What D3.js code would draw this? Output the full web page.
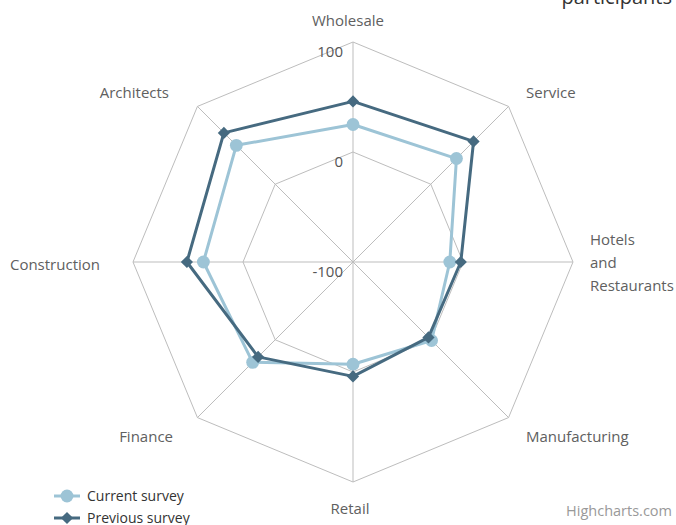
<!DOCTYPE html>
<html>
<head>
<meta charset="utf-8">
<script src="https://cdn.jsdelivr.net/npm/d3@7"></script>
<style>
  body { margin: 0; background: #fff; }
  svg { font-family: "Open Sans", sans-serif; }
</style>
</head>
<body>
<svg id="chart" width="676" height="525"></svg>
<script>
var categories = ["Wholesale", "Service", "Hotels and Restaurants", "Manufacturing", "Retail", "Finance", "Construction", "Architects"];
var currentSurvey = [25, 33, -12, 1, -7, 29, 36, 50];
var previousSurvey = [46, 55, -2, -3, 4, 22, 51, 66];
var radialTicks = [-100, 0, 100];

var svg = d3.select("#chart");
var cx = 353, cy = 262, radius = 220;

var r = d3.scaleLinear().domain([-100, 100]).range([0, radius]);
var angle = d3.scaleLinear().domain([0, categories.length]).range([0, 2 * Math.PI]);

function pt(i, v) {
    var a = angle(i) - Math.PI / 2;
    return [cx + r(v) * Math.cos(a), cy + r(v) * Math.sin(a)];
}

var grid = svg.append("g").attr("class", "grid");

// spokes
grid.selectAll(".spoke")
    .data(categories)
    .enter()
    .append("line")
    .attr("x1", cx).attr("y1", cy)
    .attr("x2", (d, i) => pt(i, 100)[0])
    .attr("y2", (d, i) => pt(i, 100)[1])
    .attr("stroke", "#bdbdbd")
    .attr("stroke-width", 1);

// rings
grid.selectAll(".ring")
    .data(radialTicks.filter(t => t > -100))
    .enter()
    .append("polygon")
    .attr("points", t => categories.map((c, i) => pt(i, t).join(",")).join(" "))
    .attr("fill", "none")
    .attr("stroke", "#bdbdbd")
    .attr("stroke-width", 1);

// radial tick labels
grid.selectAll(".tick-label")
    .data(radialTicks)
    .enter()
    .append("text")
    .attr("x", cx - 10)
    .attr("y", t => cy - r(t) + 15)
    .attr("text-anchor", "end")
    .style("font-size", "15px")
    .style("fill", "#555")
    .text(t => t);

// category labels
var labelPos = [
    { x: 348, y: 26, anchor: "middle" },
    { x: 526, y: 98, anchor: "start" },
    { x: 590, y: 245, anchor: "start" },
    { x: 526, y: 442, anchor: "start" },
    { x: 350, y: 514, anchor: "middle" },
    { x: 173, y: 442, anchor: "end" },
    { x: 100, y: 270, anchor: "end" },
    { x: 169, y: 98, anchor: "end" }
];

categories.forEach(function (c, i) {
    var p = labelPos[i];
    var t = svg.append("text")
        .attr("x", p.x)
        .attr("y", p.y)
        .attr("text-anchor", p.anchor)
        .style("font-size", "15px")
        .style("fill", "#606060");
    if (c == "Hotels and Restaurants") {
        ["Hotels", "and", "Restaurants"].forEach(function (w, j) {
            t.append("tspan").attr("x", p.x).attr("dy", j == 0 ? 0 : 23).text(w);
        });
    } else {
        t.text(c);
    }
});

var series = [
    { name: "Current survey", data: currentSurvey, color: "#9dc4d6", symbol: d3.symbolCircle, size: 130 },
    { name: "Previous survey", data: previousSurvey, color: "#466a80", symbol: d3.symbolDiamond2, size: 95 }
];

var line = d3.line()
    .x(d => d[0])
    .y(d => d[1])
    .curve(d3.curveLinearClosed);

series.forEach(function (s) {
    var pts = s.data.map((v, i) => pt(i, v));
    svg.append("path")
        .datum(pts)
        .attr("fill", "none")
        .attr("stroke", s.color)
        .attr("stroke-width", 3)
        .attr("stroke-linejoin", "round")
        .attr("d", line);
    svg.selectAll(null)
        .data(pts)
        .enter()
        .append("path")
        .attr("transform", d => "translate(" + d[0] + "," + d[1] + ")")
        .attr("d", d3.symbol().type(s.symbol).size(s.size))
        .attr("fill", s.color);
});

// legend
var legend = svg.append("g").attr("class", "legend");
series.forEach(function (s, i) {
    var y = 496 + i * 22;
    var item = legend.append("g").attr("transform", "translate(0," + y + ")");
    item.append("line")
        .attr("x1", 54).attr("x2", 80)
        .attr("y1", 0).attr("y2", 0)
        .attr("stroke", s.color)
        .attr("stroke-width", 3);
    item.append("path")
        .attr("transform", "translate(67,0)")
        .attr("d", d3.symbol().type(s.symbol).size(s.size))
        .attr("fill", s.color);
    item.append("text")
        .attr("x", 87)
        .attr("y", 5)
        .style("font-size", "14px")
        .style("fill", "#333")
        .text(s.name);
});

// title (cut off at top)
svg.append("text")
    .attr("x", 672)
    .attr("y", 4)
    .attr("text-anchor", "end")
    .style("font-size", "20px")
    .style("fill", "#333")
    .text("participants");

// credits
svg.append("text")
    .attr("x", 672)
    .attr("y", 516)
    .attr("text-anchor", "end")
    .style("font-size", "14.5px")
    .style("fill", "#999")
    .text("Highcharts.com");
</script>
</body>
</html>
****************
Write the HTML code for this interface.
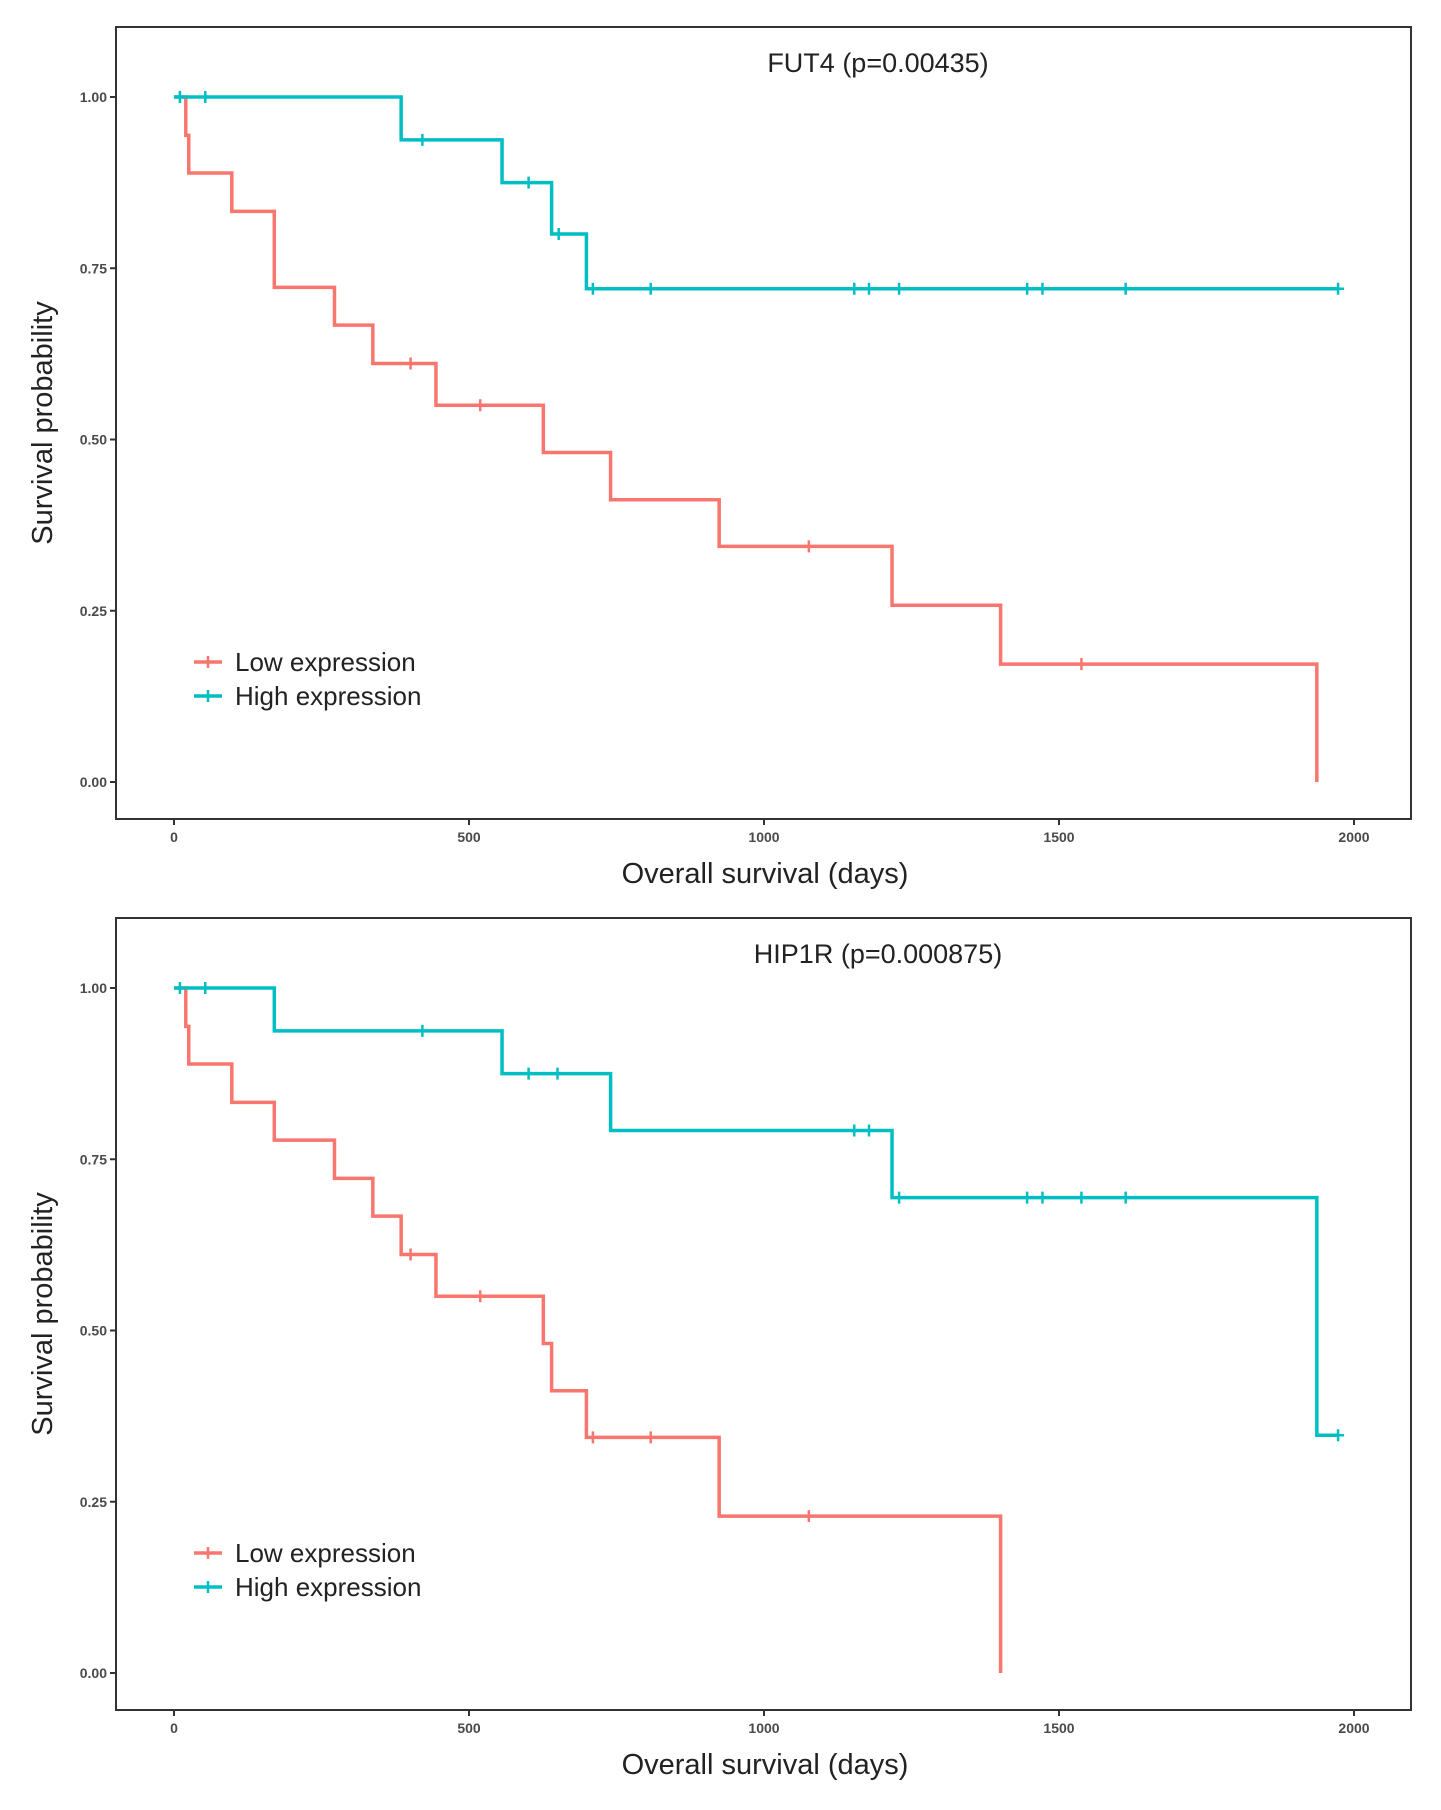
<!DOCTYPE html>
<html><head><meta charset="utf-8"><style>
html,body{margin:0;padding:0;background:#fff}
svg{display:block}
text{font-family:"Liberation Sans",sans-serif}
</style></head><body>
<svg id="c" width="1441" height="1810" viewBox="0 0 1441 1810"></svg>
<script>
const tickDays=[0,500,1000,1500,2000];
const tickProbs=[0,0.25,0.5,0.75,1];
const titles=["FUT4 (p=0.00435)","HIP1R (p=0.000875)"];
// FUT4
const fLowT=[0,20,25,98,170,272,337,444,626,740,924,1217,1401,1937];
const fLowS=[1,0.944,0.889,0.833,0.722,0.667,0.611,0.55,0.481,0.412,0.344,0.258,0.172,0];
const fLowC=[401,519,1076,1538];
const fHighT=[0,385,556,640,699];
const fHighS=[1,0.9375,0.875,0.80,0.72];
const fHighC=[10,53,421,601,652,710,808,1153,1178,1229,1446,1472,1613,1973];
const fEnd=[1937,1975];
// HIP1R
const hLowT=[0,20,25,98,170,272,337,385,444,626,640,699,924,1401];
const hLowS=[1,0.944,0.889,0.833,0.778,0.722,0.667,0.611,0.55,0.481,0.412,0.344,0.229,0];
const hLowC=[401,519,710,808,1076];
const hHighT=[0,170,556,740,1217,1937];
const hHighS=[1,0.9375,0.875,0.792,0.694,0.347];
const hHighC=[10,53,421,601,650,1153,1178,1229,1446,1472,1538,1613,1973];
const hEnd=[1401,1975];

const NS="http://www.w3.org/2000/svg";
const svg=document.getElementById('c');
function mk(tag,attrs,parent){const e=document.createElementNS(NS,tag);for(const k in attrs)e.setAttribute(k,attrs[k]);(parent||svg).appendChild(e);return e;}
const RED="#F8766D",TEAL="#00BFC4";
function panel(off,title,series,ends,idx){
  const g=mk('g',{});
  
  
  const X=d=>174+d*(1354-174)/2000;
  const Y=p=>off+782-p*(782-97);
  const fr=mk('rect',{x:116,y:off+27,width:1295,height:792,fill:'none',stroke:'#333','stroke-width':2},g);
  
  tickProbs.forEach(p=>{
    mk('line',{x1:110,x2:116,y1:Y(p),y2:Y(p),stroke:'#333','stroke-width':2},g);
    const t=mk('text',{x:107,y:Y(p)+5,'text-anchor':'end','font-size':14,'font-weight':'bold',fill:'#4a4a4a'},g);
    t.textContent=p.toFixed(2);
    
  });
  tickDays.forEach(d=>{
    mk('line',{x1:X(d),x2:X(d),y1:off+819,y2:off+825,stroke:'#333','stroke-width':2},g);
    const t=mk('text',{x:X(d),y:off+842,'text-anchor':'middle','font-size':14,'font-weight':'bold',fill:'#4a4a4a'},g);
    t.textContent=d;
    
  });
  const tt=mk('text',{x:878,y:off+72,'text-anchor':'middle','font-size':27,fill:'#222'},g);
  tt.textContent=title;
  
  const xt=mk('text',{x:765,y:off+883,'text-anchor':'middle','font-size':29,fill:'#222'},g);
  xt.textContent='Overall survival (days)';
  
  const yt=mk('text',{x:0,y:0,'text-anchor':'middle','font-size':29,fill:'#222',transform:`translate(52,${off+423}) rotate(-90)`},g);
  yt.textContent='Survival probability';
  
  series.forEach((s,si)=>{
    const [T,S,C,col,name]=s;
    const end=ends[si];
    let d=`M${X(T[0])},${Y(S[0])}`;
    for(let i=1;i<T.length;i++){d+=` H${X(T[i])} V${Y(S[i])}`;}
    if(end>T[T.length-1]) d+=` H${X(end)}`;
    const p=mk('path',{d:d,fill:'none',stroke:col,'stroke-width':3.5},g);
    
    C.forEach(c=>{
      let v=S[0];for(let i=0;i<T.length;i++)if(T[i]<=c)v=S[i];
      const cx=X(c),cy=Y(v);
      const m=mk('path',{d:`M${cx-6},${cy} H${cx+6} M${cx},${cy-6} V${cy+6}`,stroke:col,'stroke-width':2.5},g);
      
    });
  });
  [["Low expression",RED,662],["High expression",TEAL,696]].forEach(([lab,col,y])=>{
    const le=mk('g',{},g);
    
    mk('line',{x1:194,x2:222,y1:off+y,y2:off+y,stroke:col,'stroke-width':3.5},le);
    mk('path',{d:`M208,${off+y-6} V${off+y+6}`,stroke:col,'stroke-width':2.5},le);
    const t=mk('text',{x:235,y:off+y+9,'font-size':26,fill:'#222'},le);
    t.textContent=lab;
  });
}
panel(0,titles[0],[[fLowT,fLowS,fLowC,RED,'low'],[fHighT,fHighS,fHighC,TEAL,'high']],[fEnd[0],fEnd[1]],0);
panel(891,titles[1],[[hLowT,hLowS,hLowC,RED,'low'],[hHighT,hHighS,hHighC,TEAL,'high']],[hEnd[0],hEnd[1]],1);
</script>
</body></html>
****************
**Aim of the task:** Take every line from the data that contains the word "code".

**Solution to this exercise:**
What D3.js code would draw this? Output the full web page.
Write the HTML code for this interface.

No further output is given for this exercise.